** BEGIN Stored data **
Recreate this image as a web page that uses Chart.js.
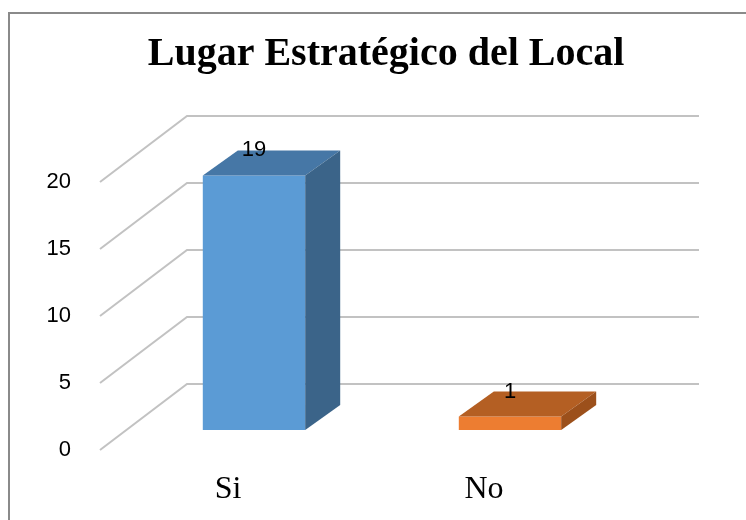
<!DOCTYPE html>
<html>
<head>
<meta charset="utf-8">
<script src="https://cdn.jsdelivr.net/npm/chart.js@4.4.0/dist/chart.umd.min.js"></script>
<style>
  html, body { margin: 0; padding: 0; background: #fff; }
</style>
</head>
<body>
<canvas id="myChart" width="746" height="520"></canvas>
<script>
const categories = ['Si', 'No'];
const counts = [19, 1];
const yTicks = [0, 5, 10, 15, 20];
const chartTitle = 'Lugar Estratégico del Local';

const frontColors = ['#5b9bd5', '#ed7d31'];
const topColors = ['#4677a6', '#b45f23'];
const sideColors = ['#3b6489', '#9c501b'];

const numFont = "'Liberation Sans Narrow', 'Liberation Sans', Arial, sans-serif";
const serifFont = "'Liberation Serif', 'Times New Roman', serif";

// 3d look: front plane -> back wall, and where the bars sit
const wallDx = 87, wallDy = -66;
const barDx = 26, barDy = -20;
const boxDx = 35, boxDy = -25;

const box3d = {
  id: 'box3d',
  beforeDraw(chart) {
    const ctx = chart.ctx;
    ctx.save();
    ctx.fillStyle = '#fff';
    ctx.fillRect(0, 0, chart.width, chart.height);
    ctx.strokeStyle = '#8a8a8a';
    ctx.lineWidth = 2;
    ctx.strokeRect(9, 13, chart.width + 20, chart.height + 20);
    ctx.restore();
  },
  beforeDatasetsDraw(chart) {
    const ctx = chart.ctx, y = chart.scales.y, area = chart.chartArea;
    ctx.save();
    ctx.strokeStyle = '#c2c2c2';
    ctx.lineWidth = 2;
    yTicks.forEach(v => {
      const py = y.getPixelForValue(v);
      ctx.beginPath();
      ctx.moveTo(area.left, py);
      ctx.lineTo(area.left + wallDx, py + wallDy);
      ctx.lineTo(area.right + wallDx, py + wallDy);
      ctx.stroke();
    });
    ctx.restore();
    // bars' front faces are drawn a bit into the depth
    ctx.save();
    ctx.translate(barDx, barDy);
  },
  afterDatasetsDraw(chart) {
    const ctx = chart.ctx;
    const meta = chart.getDatasetMeta(0);
    meta.data.forEach((bar, i) => {
      const p = bar.getProps(['x', 'y', 'base', 'width'], true);
      const l = p.x - p.width / 2, r = p.x + p.width / 2;
      // top face
      ctx.fillStyle = topColors[i];
      ctx.beginPath();
      ctx.moveTo(l, p.y);
      ctx.lineTo(l + boxDx, p.y + boxDy);
      ctx.lineTo(r + boxDx, p.y + boxDy);
      ctx.lineTo(r, p.y);
      ctx.closePath();
      ctx.fill();
      // side face
      ctx.fillStyle = sideColors[i];
      ctx.beginPath();
      ctx.moveTo(r, p.y);
      ctx.lineTo(r + boxDx, p.y + boxDy);
      ctx.lineTo(r + boxDx, p.base + boxDy);
      ctx.lineTo(r, p.base);
      ctx.closePath();
      ctx.fill();
      // value label
      ctx.fillStyle = '#000';
      ctx.font = '22px ' + numFont;
      ctx.textAlign = 'center';
      ctx.textBaseline = 'middle';
      ctx.fillText(String(counts[i]), p.x, p.y + boxDy);
    });
    ctx.restore();
  }
};

const ctx = document.getElementById('myChart');
const myChart = new Chart(ctx, {
  type: 'bar',
  data: {
    labels: categories,
    datasets: [{
      data: counts,
      backgroundColor: frontColors,
      borderWidth: 0,
      categoryPercentage: 1,
      barPercentage: 0.4,
      clip: false
    }]
  },
  options: {
    responsive: false,
    animation: false,
    layout: { padding: { top: 30.5, left: 26, right: 0, bottom: 0 } },
    plugins: {
      legend: { display: false },
      tooltip: { enabled: false },
      title: {
        display: true,
        text: chartTitle,
        color: '#000',
        font: { family: serifFont, size: 40, weight: 'bold' },
        padding: { top: 0, bottom: 103.5 }
      }
    },
    scales: {
      x: {
        grid: { display: false },
        border: { display: false },
        ticks: { color: '#000', padding: 12, font: { family: serifFont, size: 32 } },
        afterFit(s) { s.height = 70; }
      },
      y: {
        min: 0,
        max: 20,
        afterBuildTicks(s) { s.ticks = yTicks.map(v => ({ value: v })); },
        grid: { display: false },
        border: { display: false },
        ticks: { color: '#000', padding: 21, font: { family: numFont, size: 22 } },
        afterFit(s) { s.width = 74; }
      },
      // empty right-hand space for the back wall
      yRight: {
        position: 'right',
        grid: { display: false },
        border: { display: false },
        ticks: { display: false },
        afterFit(s) { s.width = 134; }
      }
    }
  },
  plugins: [box3d]
});
</script>
</body>
</html>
** END Stored data **
Reproduce every line exactly and omit all pictures.

Recreate this image as a web page that uses Chart.js.
<!DOCTYPE html>
<html>
<head>
<meta charset="utf-8">
<script src="https://cdn.jsdelivr.net/npm/chart.js@4.4.0/dist/chart.umd.min.js"></script>
<style>
  html, body { margin: 0; padding: 0; background: #fff; }
</style>
</head>
<body>
<canvas id="myChart" width="746" height="520"></canvas>
<script>
const categories = ['Si', 'No'];
const counts = [19, 1];
const yTicks = [0, 5, 10, 15, 20];
const chartTitle = 'Lugar Estratégico del Local';

const frontColors = ['#5b9bd5', '#ed7d31'];
const topColors = ['#4677a6', '#b45f23'];
const sideColors = ['#3b6489', '#9c501b'];

const numFont = "'Liberation Sans Narrow', 'Liberation Sans', Arial, sans-serif";
const serifFont = "'Liberation Serif', 'Times New Roman', serif";

// 3d look: front plane -> back wall, and where the bars sit
const wallDx = 87, wallDy = -66;
const barDx = 26, barDy = -20;
const boxDx = 35, boxDy = -25;

const box3d = {
  id: 'box3d',
  beforeDraw(chart) {
    const ctx = chart.ctx;
    ctx.save();
    ctx.fillStyle = '#fff';
    ctx.fillRect(0, 0, chart.width, chart.height);
    ctx.strokeStyle = '#8a8a8a';
    ctx.lineWidth = 2;
    ctx.strokeRect(9, 13, chart.width + 20, chart.height + 20);
    ctx.restore();
  },
  beforeDatasetsDraw(chart) {
    const ctx = chart.ctx, y = chart.scales.y, area = chart.chartArea;
    ctx.save();
    ctx.strokeStyle = '#c2c2c2';
    ctx.lineWidth = 2;
    yTicks.forEach(v => {
      const py = y.getPixelForValue(v);
      ctx.beginPath();
      ctx.moveTo(area.left, py);
      ctx.lineTo(area.left + wallDx, py + wallDy);
      ctx.lineTo(area.right + wallDx, py + wallDy);
      ctx.stroke();
    });
    ctx.restore();
    // bars' front faces are drawn a bit into the depth
    ctx.save();
    ctx.translate(barDx, barDy);
  },
  afterDatasetsDraw(chart) {
    const ctx = chart.ctx;
    const meta = chart.getDatasetMeta(0);
    meta.data.forEach((bar, i) => {
      const p = bar.getProps(['x', 'y', 'base', 'width'], true);
      const l = p.x - p.width / 2, r = p.x + p.width / 2;
      // top face
      ctx.fillStyle = topColors[i];
      ctx.beginPath();
      ctx.moveTo(l, p.y);
      ctx.lineTo(l + boxDx, p.y + boxDy);
      ctx.lineTo(r + boxDx, p.y + boxDy);
      ctx.lineTo(r, p.y);
      ctx.closePath();
      ctx.fill();
      // side face
      ctx.fillStyle = sideColors[i];
      ctx.beginPath();
      ctx.moveTo(r, p.y);
      ctx.lineTo(r + boxDx, p.y + boxDy);
      ctx.lineTo(r + boxDx, p.base + boxDy);
      ctx.lineTo(r, p.base);
      ctx.closePath();
      ctx.fill();
      // value label
      ctx.fillStyle = '#000';
      ctx.font = '22px ' + numFont;
      ctx.textAlign = 'center';
      ctx.textBaseline = 'middle';
      ctx.fillText(String(counts[i]), p.x, p.y + boxDy);
    });
    ctx.restore();
  }
};

const ctx = document.getElementById('myChart');
const myChart = new Chart(ctx, {
  type: 'bar',
  data: {
    labels: categories,
    datasets: [{
      data: counts,
      backgroundColor: frontColors,
      borderWidth: 0,
      categoryPercentage: 1,
      barPercentage: 0.4,
      clip: false
    }]
  },
  options: {
    responsive: false,
    animation: false,
    layout: { padding: { top: 30.5, left: 26, right: 0, bottom: 0 } },
    plugins: {
      legend: { display: false },
      tooltip: { enabled: false },
      title: {
        display: true,
        text: chartTitle,
        color: '#000',
        font: { family: serifFont, size: 40, weight: 'bold' },
        padding: { top: 0, bottom: 103.5 }
      }
    },
    scales: {
      x: {
        grid: { display: false },
        border: { display: false },
        ticks: { color: '#000', padding: 12, font: { family: serifFont, size: 32 } },
        afterFit(s) { s.height = 70; }
      },
      y: {
        min: 0,
        max: 20,
        afterBuildTicks(s) { s.ticks = yTicks.map(v => ({ value: v })); },
        grid: { display: false },
        border: { display: false },
        ticks: { color: '#000', padding: 21, font: { family: numFont, size: 22 } },
        afterFit(s) { s.width = 74; }
      },
      // empty right-hand space for the back wall
      yRight: {
        position: 'right',
        grid: { display: false },
        border: { display: false },
        ticks: { display: false },
        afterFit(s) { s.width = 134; }
      }
    }
  },
  plugins: [box3d]
});
</script>
</body>
</html>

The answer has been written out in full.